Delhi will remain host for the fourth Test between India and South Africa. Hearing the issue for the third day in a row, a two-judge divisional bench of the Delhi High Court asked the Delhi government's excise department to grant a no-objection certificate, thus clearing the final hurdle for the Delhi & Districts Cricket Association (DDCA) to host the match at the Feroz Shah Kotla.
The court also asked the DDCA to furnish a payment of Rs 1 crore (US$ 150,000 approx) to the excise department with the money to be paid in two instalments of Rs 50 lakh each - the first in the next two weeks and the remainder in the subsequent four weeks. The court also set November 27 as the next date of hearing to deal with the overall entertainment tax of Rs 24.46 crore (US$ 3.7 million approx) the DDCA owes the excise department from 2008. The court also asked the government to not take any "coercive" action against the DDCA, which has challenged the calculations of the tax and called it unfair. But that hearing will have no bearing on the Test.
According to Ravinder Manchanda, the DDCA treasurer, the BCCI will release the much-needed grants to organise the match. "We have spoken to Anurag Thakur and he has already told us we will be getting the BCCI grant," Manchanda said. Thakur could not be contacted for confirmation and there was no official release issued by the BCCI.
The court's decision brought to an end a week-long drama that had the DDCA getting involved in a tug of war with the Delhi government and a group of former and current cricketers that had alleged corruption, mismanagement and various wrongdoings by the state's cricket administrators.
The BCCI set a deadline of November 17 for the DDCA to seek all the necessary clearance from the government agencies to host the match, which is scheduled from December 3 to 7. In case the DDCA failed to get things sorted out, the BCCI had finalised Pune as the back-up venue.
Serious doubts over Delhi hosting the match emerged after a three-member panel appointed by the Delhi government, having conducted a fast-track probe in to the running of the DDCA, recommended the association be suspended by the BCCI and a body of professional cricketers run the game in state in the interim.
A combative DDCA then approached the court to seek its intervention to procure the necessary clearances form the various government agencies like the south Delhi Municipal Corporation (SDMC), excise department, fire and safety department, Archaeological Survey of India, Delhi Land and Development Office, and Delhi Urban Arts Commission.

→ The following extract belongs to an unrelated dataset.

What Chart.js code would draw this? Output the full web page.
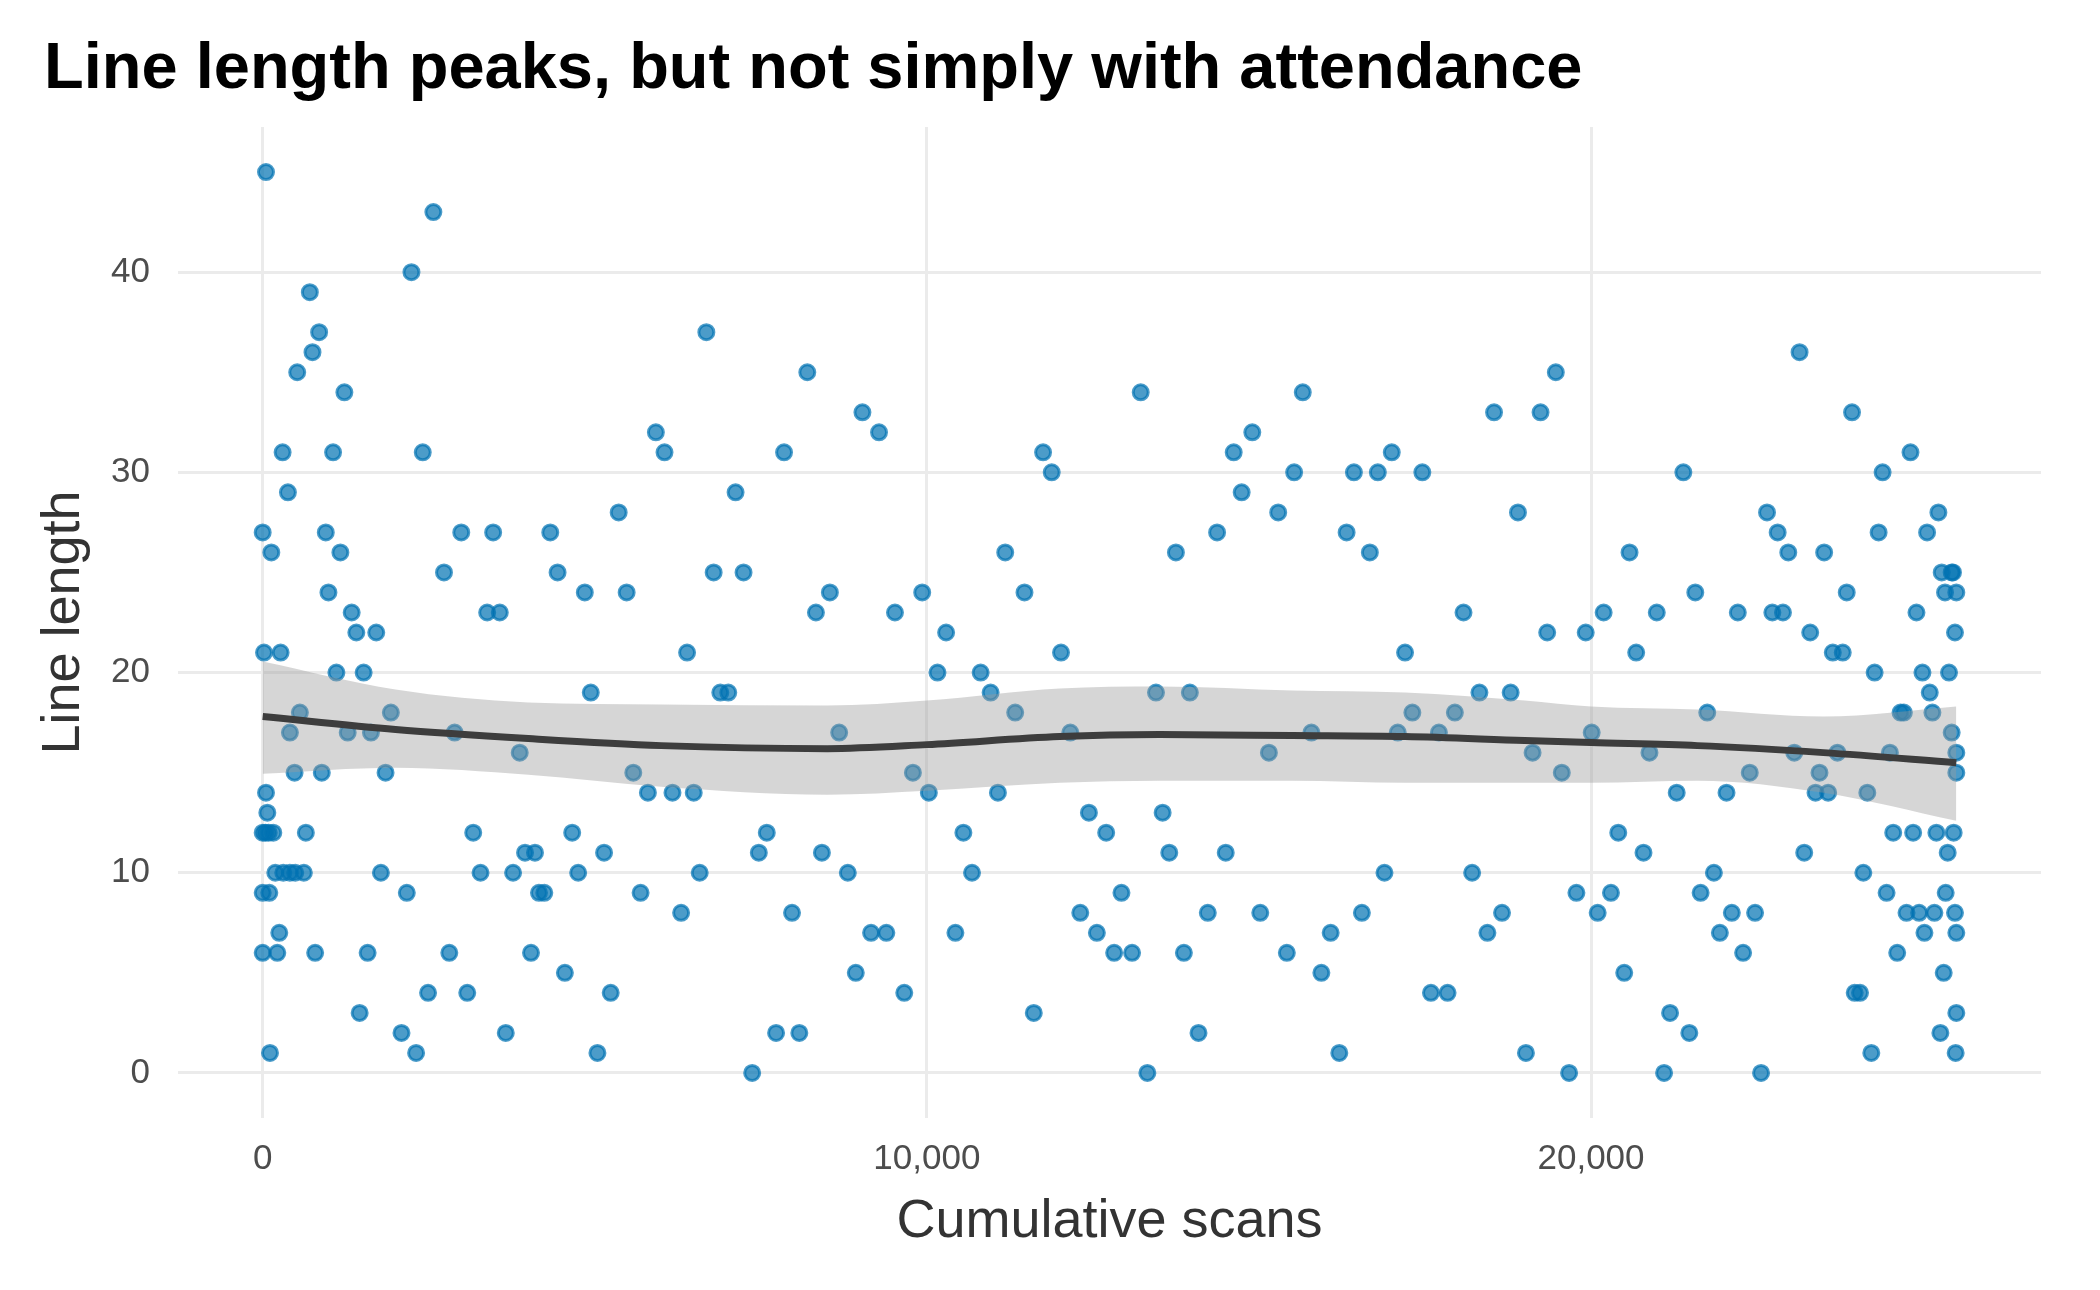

Although the two justices - BR Ahmed and Sanjeev Sachdeva - facilitated the clearances, they made it clear to the DDCA that this was the last time the court would bail out the DDCA. They asked the DDCA to sort out the issues by March 31, 2016.
The first indication that Delhi was likely to stay as the venue came on late Wednesday afternoon when the court appointed former chief justice of Punjab and Haryana High Court Mukul Mudgal as the observer for the Test match. The court said Mudgal could take the help of an "accounts knowing person" if he wanted.
Mudgal's appointment was welcomed by the DDCA, but its administrators would be on the edge considering the court asked him to ensure the state body takes earnest steps to resolve the pending issues relating to clearances from various government agencies.